I've reached the point where I'm talking about my book as I write it and there's no-one round to email insanely, so it'll have to go here.
When I was writing 26lies, I had these huge conversations with Deb Layne (deborahlive) going, which must have driven her up the wall, but like the fine publisher she is, she kept talking to me, letting me talk the book out and out. There's a line, in fact, in a Raymond Carver story, called 'Why Don't You Dance', in which the young woman in the story is telling her friends what she's seen, and Carver says that she's trying to talk it out, or something similar (I don't have the book with my at the moment, so if I'm wrong, there you go). That line always struck me as one of those personal little epiphanies, because I'm a lot like that: I like to talk things out until they make sense. All kinds of things, really. Books, short stories, girls, food, whatever, y'know? Some times I think that the things I write are nothing more than an expression of that, an extended, composed version of my talking something out, and shaped into a narrative so I can work resolutions and answers in, if I come up with any.
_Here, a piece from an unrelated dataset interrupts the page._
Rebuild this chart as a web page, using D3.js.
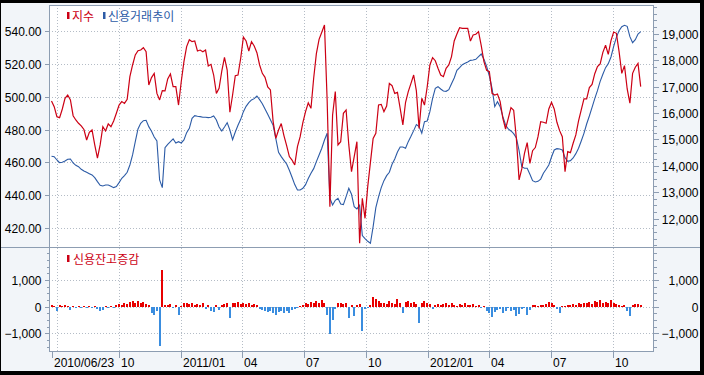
<!DOCTYPE html>
<html><head><meta charset="utf-8">
<script src="https://cdn.jsdelivr.net/npm/d3@7"></script>
<style>
html,body{margin:0;padding:0;background:#000;}
svg{display:block;}
text{font-family:"Liberation Sans",Arial,"Noto Sans CJK KR",sans-serif;font-size:12px;}
</style></head><body>
<svg id="c" width="704" height="375"></svg>
<script>
// ---- data ----
const startDate = "2010-06-23";
const stepDays = 4;
const indexValues = [
497.4,493.9,487.8,487.2,492.5,499.0,501.0,498.0,488.4,485.8,
483.8,482.2,480.0,473.6,478.3,479.7,470.6,462.5,470.6,481.7,
479.1,483.4,481.7,485.2,489.9,494.9,497.0,495.9,498.4,512.2,
519.3,525.4,528.0,528.4,529.8,527.4,507.1,511.6,514.2,502.0,
498.0,503.7,503.5,510.8,513.8,506.1,506.1,494.9,509.1,521.3,
530.5,534.7,533.5,533.9,527.8,528.4,527.4,528.4,518.7,519.7,
513.2,502.0,505.1,515.6,524.0,516.2,490.5,501.0,512.8,513.2,
523.4,536.3,533.9,527.8,533.5,530.9,526.8,519.3,514.2,511.8,
505.9,504.1,484.8,474.6,479.7,483.6,476.3,470.2,463.5,461.4,
458.4,469.6,475.6,484.2,490.9,496.2,492.9,511.2,526.2,534.9,
539.2,543.7,497.0,433.0,488.8,503.1,470.6,472.6,489.9,491.9,
470.6,454.3,463.5,472.6,410.7,438.1,425.9,445.2,460.0,474.6,
477.7,494.9,495.3,490.9,494.3,508.1,506.7,502.0,502.6,492.9,
482.8,496.6,503.1,508.1,513.2,503.5,480.7,499.0,494.9,505.9,
519.3,523.8,521.9,517.3,513.2,512.2,517.3,519.3,524.4,533.9,
538.2,542.0,541.6,541.6,541.6,533.9,537.6,538.0,539.6,531.1,
521.3,516.0,515.2,502.0,501.0,501.6,497.0,486.8,480.3,486.8,
493.3,491.7,474.6,449.3,456.0,465.5,472.0,459.4,467.1,469.0,
475.6,484.8,484.4,483.8,492.5,496.6,492.5,484.4,479.3,475.6,
454.3,466.5,465.9,471.6,476.7,485.2,491.9,498.6,498.6,505.5,
507.5,514.0,518.3,519.9,527.0,531.3,525.8,534.1,539.4,538.6,
527.4,514.2,518.9,504.7,496.0,514.2,517.9,520.3,506.1];
const creditValues = [
14361,14348,14222,14121,14134,14184,14247,14260,14109,14020,
13970,13870,13806,13756,13705,13655,13554,13402,13264,13239,
13277,13277,13226,13176,13214,13365,13529,13630,13756,14033,
14411,14916,15395,15610,15710,15723,15483,15307,15093,14941,
13466,13176,14690,14815,14916,15017,14866,14916,14866,14979,
15256,15420,15799,15900,15874,15862,15837,15836,15824,15836,
15887,15735,15470,15319,15470,15634,15357,14991,15281,15533,
15760,16051,16252,16391,16492,16542,16643,16504,16353,16151,
15950,15748,15533,15029,14512,14348,14209,14071,13831,13567,
13290,13088,13088,13151,13290,13517,13718,13894,14159,14411,
14664,14979,15231,12773,12520,12697,12773,12558,12533,12835,
13151,12924,12457,12369,12507,11360,11247,11146,11071,11701,
12419,12823,13176,13441,13630,13756,14058,14260,14525,14714,
14714,14664,14916,15118,15332,15559,15483,15231,15672,15698,
16051,16555,16933,16996,16908,16832,16820,16883,17110,17324,
17614,17715,17829,17879,17929,17992,18005,18030,18131,18232,
18030,17765,17400,16933,16240,16429,16240,15862,15546,15395,
15320,15218,15055,14575,13970,13907,13907,13680,13440,13390,
13415,13500,13718,13870,14033,14336,14600,14650,14637,14600,
14310,14172,14197,14298,14462,14664,14941,15231,15584,15887,
16215,16542,16845,17198,17463,17715,17866,18119,18522,18863,
19115,19266,19316,19279,18888,18661,18774,18989,19077];
const changeValues = [
60,40,-150,50,30,70,40,-120,30,-60,
40,-40,30,-50,20,-30,40,-100,-150,-120,
30,-60,40,-40,60,90,70,120,90,180,
210,150,220,130,170,90,60,-220,-300,-180,
-1470,1370,80,60,100,-50,50,-300,40,120,
150,90,140,80,100,60,120,-80,70,-150,
-200,50,-120,60,90,130,-420,150,120,160,
110,140,90,120,80,100,60,-80,-120,-150,
-200,-180,-250,-310,-200,-150,-220,-180,-250,-120,
-100,-60,40,80,130,110,160,120,200,150,
260,120,-300,-1030,-500,-80,120,150,100,140,
-440,80,-350,60,90,-900,-80,-50,60,350,
300,200,150,130,100,200,150,90,270,120,
-250,160,200,140,180,100,-620,120,230,150,
100,-80,80,110,60,90,140,50,120,70,
40,100,60,130,80,50,90,40,70,-60,
30,-150,-250,-380,-200,-120,-80,-220,-150,-60,
-180,-120,-350,-280,-100,-60,-330,-120,50,60,
30,80,50,100,160,120,70,-80,-220,40,
30,60,50,90,70,120,100,150,130,180,
110,210,160,250,140,190,120,240,150,100,
60,40,80,-150,-350,60,110,90,70];
const leftTicks = [420,440,460,480,500,520,540];
const rightTicks = [12000,13000,14000,15000,16000,17000,18000,19000];
const lowerTicks = [-1000,0,1000];
const xTickDates = ["2010-06-23","2010-10-01","2011-01-01","2011-04-01","2011-07-01","2011-10-01","2012-01-01","2012-04-01","2012-07-01","2012-10-01"];
const xTickLabels = ["2010/06/23","10","2011/01","04","07","10","2012/01","04","07","10"];
const gridDates = ["2010-07-01","2010-10-01","2011-01-01","2011-04-01","2011-07-01","2011-10-01","2012-01-01","2012-04-01","2012-07-01","2012-10-01"];
const legendTop = ["지수","신용거래추이"];
const legendBottom = "신용잔고증감";

// ---- build ----
const parse = d3.timeParse("%Y-%m-%d");
const start = parse(startDate);
const dates = indexValues.map((_, i) => d3.timeDay.offset(start, i * stepDays));
const rows = dates.map((d, i) => ({date: d, idx: indexValues[i], credit: creditValues[i], chg: changeValues[i]}));

const L = 49, R = 653, T1 = 5, B1 = 247, B2 = 351;
const x = d3.scaleTime().domain([parse("2010-06-23"), parse("2012-10-01")]).range([51.5, 613]);
const yL = d3.scaleLinear().domain([420, 540]).range([228, 31]);
const yR = d3.scaleLinear().domain([12000, 19000]).range([218.7, 33.7]);
const yB = d3.scaleLinear().domain([-1000, 1000]).range([333.3, 280]);

const svg = d3.select("#c");
const bg = "#f2f5f9", frame = "#8d9db2", grid = "#b4bcc6";

svg.append("rect").attr("width", 704).attr("height", 375).attr("fill", "#000");
svg.append("rect").attr("x", 1).attr("y", 3).attr("width", 699).attr("height", 368).attr("fill", bg);
svg.append("rect").attr("x", L).attr("y", T1).attr("width", R - L).attr("height", B2 - T1).attr("fill", "#fff");

const defs = svg.append("defs");
defs.append("clipPath").attr("id", "clipTop").append("rect").attr("x", L).attr("y", T1).attr("width", R - L).attr("height", B1 - T1);
defs.append("clipPath").attr("id", "clipBot").append("rect").attr("x", L).attr("y", B1).attr("width", R - L).attr("height", B2 - B1);

// gridlines
const gg = svg.append("g").attr("stroke", grid).attr("stroke-width", 1).attr("stroke-dasharray", "1,2").attr("shape-rendering", "crispEdges");
gg.selectAll(".hg").data(leftTicks).join("line")
  .attr("x1", L).attr("x2", R).attr("y1", d => Math.round(yL(d)) + 0.5).attr("y2", d => Math.round(yL(d)) + 0.5);
gg.selectAll(".hb").data(lowerTicks).join("line")
  .attr("x1", L).attr("x2", R).attr("y1", d => Math.round(yB(d)) + 0.5).attr("y2", d => Math.round(yB(d)) + 0.5);
gg.selectAll(".vg").data(gridDates).join("line")
  .attr("x1", d => Math.round(x(parse(d))) + 0.5).attr("x2", d => Math.round(x(parse(d))) + 0.5)
  .attr("y1", T1).attr("y2", B2);

// bars
svg.append("g").attr("clip-path", "url(#clipBot)").attr("shape-rendering", "crispEdges")
  .selectAll("rect").data(rows).join("rect")
  .attr("x", d => x(d.date) - 1).attr("width", 2)
  .attr("y", d => Math.min(yB(d.chg), yB(0)))
  .attr("height", d => Math.max(1, Math.abs(yB(d.chg) - yB(0))))
  .attr("fill", d => d.chg >= 0 ? "#e80000" : "#3a8ddf");

// lines
const gTop = svg.append("g").attr("clip-path", "url(#clipTop)");
gTop.append("path").datum(rows).attr("fill", "none").attr("stroke", "#2c5ba6").attr("stroke-width", 1.1)
  .attr("d", d3.line().x(d => x(d.date)).y(d => yR(d.credit)));
gTop.append("path").datum(rows).attr("fill", "none").attr("stroke", "#cc0014").attr("stroke-width", 1.2)
  .attr("stroke-linejoin", "miter").attr("stroke-miterlimit", 3)
  .attr("d", d3.line().x(d => x(d.date)).y(d => yL(d.idx)));

// frames
const fr = svg.append("g").attr("stroke", frame).attr("stroke-width", 1).attr("fill", "none").attr("shape-rendering", "crispEdges");
fr.append("rect").attr("x", L + 0.5).attr("y", T1 + 0.5).attr("width", R - L).attr("height", B2 - T1);
fr.append("line").attr("x1", 1).attr("x2", 700).attr("y1", B1 + 0.5).attr("y2", B1 + 0.5);

// axes
function styleAxis(g) {
  g.select(".domain").remove();
  g.attr("font-family", null).attr("font-size", null);
  g.selectAll("line").attr("stroke", frame).attr("shape-rendering", "crispEdges");
  g.selectAll("text").attr("fill", "#000").attr("dy", "0.38em");
}
svg.append("g").attr("transform", `translate(${L + 0.5},0)`)
  .call(d3.axisLeft(yL).tickValues(leftTicks).tickFormat(d3.format(".2f")).tickSize(5).tickPadding(3))
  .call(styleAxis);
svg.append("g").attr("transform", `translate(${L + 0.5},0)`)
  .call(d3.axisLeft(yB).tickValues(lowerTicks).tickFormat(d3.format(",")).tickSize(5).tickPadding(3))
  .call(styleAxis);
const rAx = svg.append("g").attr("transform", `translate(${R + 0.5},0)`)
  .call(d3.axisRight(yR).tickValues(rightTicks).tickFormat(d3.format(",")).tickSize(5))
  .call(styleAxis);
rAx.selectAll("text").attr("text-anchor", "end").attr("x", 45);
const rAx2 = svg.append("g").attr("transform", `translate(${R + 0.5},0)`)
  .call(d3.axisRight(yB).tickValues(lowerTicks).tickFormat(d3.format(",")).tickSize(5))
  .call(styleAxis);
rAx2.selectAll("text").attr("text-anchor", "end").attr("x", 45);

// minor ticks
const minorR = d3.range(11000, 20001, 250).filter(v => yR(v) > T1 && yR(v) < B1);
svg.append("g").attr("stroke", frame).attr("shape-rendering", "crispEdges")
  .selectAll("line").data(minorR).join("line")
  .attr("x1", R + 0.5).attr("x2", R + 3.5).attr("y1", d => Math.round(yR(d)) + 0.5).attr("y2", d => Math.round(yR(d)) + 0.5);
const minorB = d3.range(-1500, 2001, 250).filter(v => yB(v) > B1 + 2 && yB(v) < B2);
svg.append("g").attr("stroke", frame).attr("shape-rendering", "crispEdges")
  .selectAll("line").data(minorB).join("line")
  .attr("x1", R + 0.5).attr("x2", R + 3.5).attr("y1", d => Math.round(yB(d)) + 0.5).attr("y2", d => Math.round(yB(d)) + 0.5);
svg.append("g").attr("stroke", frame).attr("shape-rendering", "crispEdges")
  .selectAll("line").data(minorB).join("line")
  .attr("x1", L - 2.5).attr("x2", L + 0.5).attr("y1", d => Math.round(yB(d)) + 0.5).attr("y2", d => Math.round(yB(d)) + 0.5);

// x axis
const xa = svg.append("g");
xa.selectAll("line").data(xTickDates).join("line")
  .attr("x1", d => Math.round(x(parse(d))) + 0.5).attr("x2", d => Math.round(x(parse(d))) + 0.5)
  .attr("y1", B2 + 1).attr("y2", B2 + 7).attr("stroke", frame).attr("shape-rendering", "crispEdges");
xa.selectAll("text").data(xTickDates).join("text")
  .attr("x", d => Math.round(x(parse(d))) + 2).attr("y", 367)
  .attr("fill", "#000").text((d, i) => xTickLabels[i]);

// legends
const lg = svg.append("g");
lg.append("rect").attr("x", 67).attr("y", 12).attr("width", 2.5).attr("height", 7).attr("fill", "#cc0014");
lg.append("text").attr("x", 72).attr("y", 21).attr("fill", "#cc0014").text(legendTop[0]);
lg.append("rect").attr("x", 103).attr("y", 12).attr("width", 2.5).attr("height", 7).attr("fill", "#2c5ba6");
lg.append("text").attr("x", 108).attr("y", 21).attr("fill", "#2c5ba6").text(legendTop[1]);
lg.append("rect").attr("x", 67).attr("y", 255).attr("width", 2.5).attr("height", 7).attr("fill", "#cc0014");
lg.append("text").attr("x", 73).attr("y", 263.5).attr("fill", "#cc0014").text(legendBottom);
</script>
</body></html>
Of course, a lot of authors I know, they don't talk things out. They keep them pinned up inside, waiting until they're formed to show the world, or afraid that someone else might take their idea, and use it.
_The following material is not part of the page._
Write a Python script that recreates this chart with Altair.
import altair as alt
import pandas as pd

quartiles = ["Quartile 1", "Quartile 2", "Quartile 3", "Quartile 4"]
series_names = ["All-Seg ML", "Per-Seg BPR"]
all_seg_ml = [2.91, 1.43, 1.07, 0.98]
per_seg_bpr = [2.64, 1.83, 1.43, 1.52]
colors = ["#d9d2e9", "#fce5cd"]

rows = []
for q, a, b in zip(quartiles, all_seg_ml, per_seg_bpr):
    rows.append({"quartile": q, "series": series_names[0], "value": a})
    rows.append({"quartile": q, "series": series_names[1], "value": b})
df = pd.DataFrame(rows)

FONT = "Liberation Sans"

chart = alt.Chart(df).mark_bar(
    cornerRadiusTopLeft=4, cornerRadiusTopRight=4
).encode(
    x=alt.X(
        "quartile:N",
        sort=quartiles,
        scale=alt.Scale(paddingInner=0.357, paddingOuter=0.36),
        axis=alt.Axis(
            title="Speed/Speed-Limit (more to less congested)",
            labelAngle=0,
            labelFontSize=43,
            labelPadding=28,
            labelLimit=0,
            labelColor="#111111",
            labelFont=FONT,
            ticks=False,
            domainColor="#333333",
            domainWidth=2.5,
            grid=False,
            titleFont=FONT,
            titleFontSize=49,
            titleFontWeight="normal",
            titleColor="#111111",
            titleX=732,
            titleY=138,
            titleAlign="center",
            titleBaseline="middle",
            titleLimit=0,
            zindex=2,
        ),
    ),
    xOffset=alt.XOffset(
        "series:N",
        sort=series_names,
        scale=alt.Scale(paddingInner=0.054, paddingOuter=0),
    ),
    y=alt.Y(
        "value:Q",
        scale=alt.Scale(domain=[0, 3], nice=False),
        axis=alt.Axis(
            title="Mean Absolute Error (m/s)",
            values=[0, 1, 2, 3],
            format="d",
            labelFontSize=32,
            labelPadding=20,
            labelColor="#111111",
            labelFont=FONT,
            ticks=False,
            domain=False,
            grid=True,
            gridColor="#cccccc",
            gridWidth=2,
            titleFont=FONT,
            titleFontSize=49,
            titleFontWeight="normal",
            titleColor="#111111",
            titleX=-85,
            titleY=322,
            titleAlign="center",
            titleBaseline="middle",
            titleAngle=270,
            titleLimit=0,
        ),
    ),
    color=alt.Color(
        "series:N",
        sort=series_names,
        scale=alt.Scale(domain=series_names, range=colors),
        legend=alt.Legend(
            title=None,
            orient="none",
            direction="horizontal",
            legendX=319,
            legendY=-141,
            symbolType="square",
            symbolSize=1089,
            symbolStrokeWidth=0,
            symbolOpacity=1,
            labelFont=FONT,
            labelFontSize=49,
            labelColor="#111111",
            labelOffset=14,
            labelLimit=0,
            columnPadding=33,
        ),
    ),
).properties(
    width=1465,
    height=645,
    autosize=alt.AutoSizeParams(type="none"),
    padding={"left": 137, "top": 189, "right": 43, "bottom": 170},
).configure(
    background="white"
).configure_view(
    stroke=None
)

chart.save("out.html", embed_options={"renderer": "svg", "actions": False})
It's a fair enough in both cases. In the former case, I can understand not wanting to talk the half formed idea out, and later, when it is fully there, there comes a time when you need to be quiet, because if you're busy talking a story out, why write it? You've told it then, go off and write something new. As for being protective of your ideas, that's all well and good, though for me, I just figure ideas are, as the Americans say, a dime a dozen. Plus, every idea I have has been used by someone somewhere, so I don't see the point. Personal choice, that, for, to me what makes a piece of fiction work is the author, the way he or she spins the idea, the voice he or she uses, the verve that he or she has. Originality comes from the pattern of thought within the author, not the one high concept idea. Or, at least, that's what I figured a while back, and I've never much seen any idea to go back and change it.
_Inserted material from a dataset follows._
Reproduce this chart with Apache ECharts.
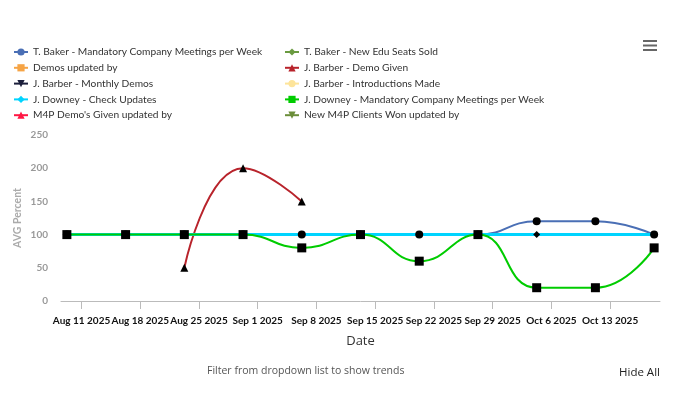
<!DOCTYPE html>
<html>
<head>
<meta charset="utf-8">
<script src="https://cdn.jsdelivr.net/npm/echarts@6/dist/echarts.min.js"></script>
<style>
html,body{margin:0;padding:0;background:#fff;}
#c{width:675px;height:396px;}
</style>
</head>
<body>
<div id="c"></div>
<script>
// ---- data ----
var dates = ['2025-08-09','2025-08-16','2025-08-23','2025-08-30','2025-09-06','2025-09-13','2025-09-20','2025-09-27','2025-10-04','2025-10-11','2025-10-18'];
var tickDates = ['2025-08-11','2025-08-18','2025-08-25','2025-09-01','2025-09-08','2025-09-15','2025-09-22','2025-09-29','2025-10-06','2025-10-13'];
var monthNames = ['Jan','Feb','Mar','Apr','May','Jun','Jul','Aug','Sep','Oct','Nov','Dec'];
var seriesNames = [
  'T. Baker - Mandatory Company Meetings per Week',
  'T. Baker - New Edu Seats Sold',
  'Demos updated by',
  'J. Barber - Demo Given',
  'J. Barber - Monthly Demos',
  'J. Barber - Introductions Made',
  'J. Downey - Check Updates',
  'J. Downey - Mandatory Company Meetings per Week',
  "M4P Demo's Given updated by",
  'New M4P Clients Won updated by'
];
var seriesColors = ['#4a6fb5','#6a9a40','#f6a445','#b8232b','#1b1f3b','#fde49a','#00d4ff','#00cc00','#ff1744','#6b8e3a'];
var seriesSymbols = ['circle','diamond','rect','triangle','triangle','circle','diamond','rect','triangle','triangle'];
var seriesRotate = [0,0,0,0,180,0,0,0,0,180];
// values: [dateIndex, value]
var tBakerMeetings = [[0,100],[1,100],[2,100],[3,100],[4,100],[5,100],[6,100],[7,100],[8,120],[9,120],[10,100]];
var tBakerEduSeats = [];
var demosUpdated = [];
var jBarberDemoGiven = [[2,50],[3,200],[4,150]];
var jBarberMonthlyDemos = [];
var jBarberIntroductions = [];
var jDowneyCheckUpdates = [[0,100],[2,100],[4,100],[6,100],[8,100],[10,100]];
var jDowneyMeetings = [[0,100],[1,100],[2,100],[3,100],[4,80],[5,100],[6,60],[7,100],[8,20],[9,20],[10,80]];
var m4pDemos = [];
var m4pClients = [];
var seriesValues = [tBakerMeetings,tBakerEduSeats,demosUpdated,jBarberDemoGiven,jBarberMonthlyDemos,jBarberIntroductions,jDowneyCheckUpdates,jDowneyMeetings,m4pDemos,m4pClients];
var yTicks = [0,50,100,150,200,250];

// ---- build ----
var DAY = 86400000;
function pointTime(d){ return Date.parse(d + 'T06:00:00Z'); }
function tickTime(d){ return Date.parse(d + 'T00:00:00Z'); }
var xMin = pointTime(dates[0]) - 0.7*DAY;
var xMax = pointTime(dates[dates.length-1]) + 0.7*DAY;
var tickVals = tickDates.map(tickTime);

var series = seriesNames.map(function(n,i){
  return {
    name: n,
    type: 'line',
    smooth: true,
    data: seriesValues[i].map(function(p){ return [pointTime(dates[p[0]]), p[1]]; }),
    symbol: seriesSymbols[i],
    symbolRotate: seriesRotate[i],
    symbolSize: seriesSymbols[i]==='diamond' ? 7 : (seriesSymbols[i]==='rect' ? 9 : 8),
    color: seriesColors[i],
    lineStyle: {color: seriesColors[i], width: i===6 ? 3 : 2},
    itemStyle: {color: '#000'},
    emphasis: {disabled: true}
  };
});

function legendItem(i){
  return {name: seriesNames[i], itemStyle: {color: seriesColors[i]}, lineStyle: {color: seriesColors[i], width: 2}};
}
var legendCommon = {
  orient: 'vertical', top: 47, padding: 0, itemWidth: 14, itemHeight: 9, itemGap: 5.8,
  selectedMode: false,
  textStyle: {fontFamily: 'Lato', fontSize: 10.2, color: '#333'}
};
var leg1 = Object.assign({}, legendCommon, {left: 13, data: [0,2,4,6,8].map(legendItem)});
var leg2 = Object.assign({}, legendCommon, {left: 284, data: [1,3,5,7,9].map(legendItem)});

var chart = echarts.init(document.getElementById('c'));
chart.setOption({
  animation: false,
  legend: [leg1, leg2],
  grid: {left: 61, right: 15, top: 135, bottom: 95, containLabel: false},
  xAxis: {
    type: 'value', min: xMin, max: xMax,
    name: 'Date', nameLocation: 'middle', nameGap: 34,
    nameTextStyle: {fontFamily: 'Open Sans', fontSize: 13, color: '#333'},
    axisLine: {show: true, lineStyle: {color: '#bbb', width: 1}},
    axisTick: {show: true, customValues: tickVals, length: 8, lineStyle: {color: '#bbb'}},
    axisLabel: {
      customValues: tickVals, margin: 15, hideOverlap: false, interval: 0,
      showMinLabel: true, showMaxLabel: true,
      fontFamily: 'Lato', fontWeight: 'bold', fontSize: 10, color: '#111',
      formatter: function(v){ var d = new Date(v); return monthNames[d.getUTCMonth()] + ' ' + d.getUTCDate() + ' ' + d.getUTCFullYear(); }
    },
    splitLine: {show: false}
  },
  yAxis: {
    type: 'value', min: 0, max: 250, interval: 50,
    name: 'AVG Percent', nameLocation: 'middle', nameGap: 38, nameMoveOverlap: false,
    nameTextStyle: {fontFamily: 'Lato', fontSize: 10.5, fontWeight: 'bold', color: '#aaa'},
    axisLine: {show: false}, axisTick: {show: false},
    axisLabel: {margin: 13, fontFamily: 'Lato', fontWeight: 'bold', fontSize: 10, color: '#999',
      customValues: yTicks},
    splitLine: {show: false}
  },
  graphic: [
    {type: 'rect', shape: {x: 643, y: 40, width: 14, height: 2}, style: {fill: '#666'}},
    {type: 'rect', shape: {x: 643, y: 44.5, width: 14, height: 2}, style: {fill: '#666'}},
    {type: 'rect', shape: {x: 643, y: 49, width: 14, height: 2}, style: {fill: '#666'}},
    {type: 'text', left: 207, top: 366, style: {text: 'Filter from dropdown list to show trends', font: '10.5px "Open Sans"', fill: '#555'}},
    {type: 'text', left: 619, top: 367, style: {text: 'Hide All', font: '11.5px "Open Sans"', fill: '#222'}}
  ],
  series: series
});
</script>
</body>
</html>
Anyhow: this is long winded.
What I'm thinking about today is violence. It's an important conversation in Across the Seven Continents of the Underworld, perhaps unsurprisingly, given the introduction that I posted a few days back, but what I'm thinking, lately, what I'm thinking, is how I can make every moment of violence carry a weight to it, and yet not be caught up in that emo argument you have about how wrong it is. Don't get me wrong--I'm not a fan of violence, and I don't want to have a narrative that is supportive of the casual, effortless deaths that are the background noise of so many books and films. I've never had a huge problem with works that do that. In fact, I've enjoyed more than a few. But I don't find it very interesting to casually kill seven people and not have it so much as appear as a blip on the inside of a person's mind. To do that, somehow, and at the very least in this piece of work, feels as if I'm short changing one of the thematic elements of the book, and further, it creates a tonal inconsistency. The downside, however, is it makes things a lot more difficult: how do you justify the deaths of guards, then, when you know, through endless amounts of narratives, that guards are an anonymous point of violence, a nothing but sharp crack, burst of a bullet, slice with a knife, the representation in the book of the author making a the short, sharp cut to remove the plot obstacle for his or her character?
This is what I'm thinking about right now. It's a thought in my cluttered head. A problem to be solved. Maybe it doesn't make any sense to you. Maybe it's not even interesting. That's how it is sometimes, I guess.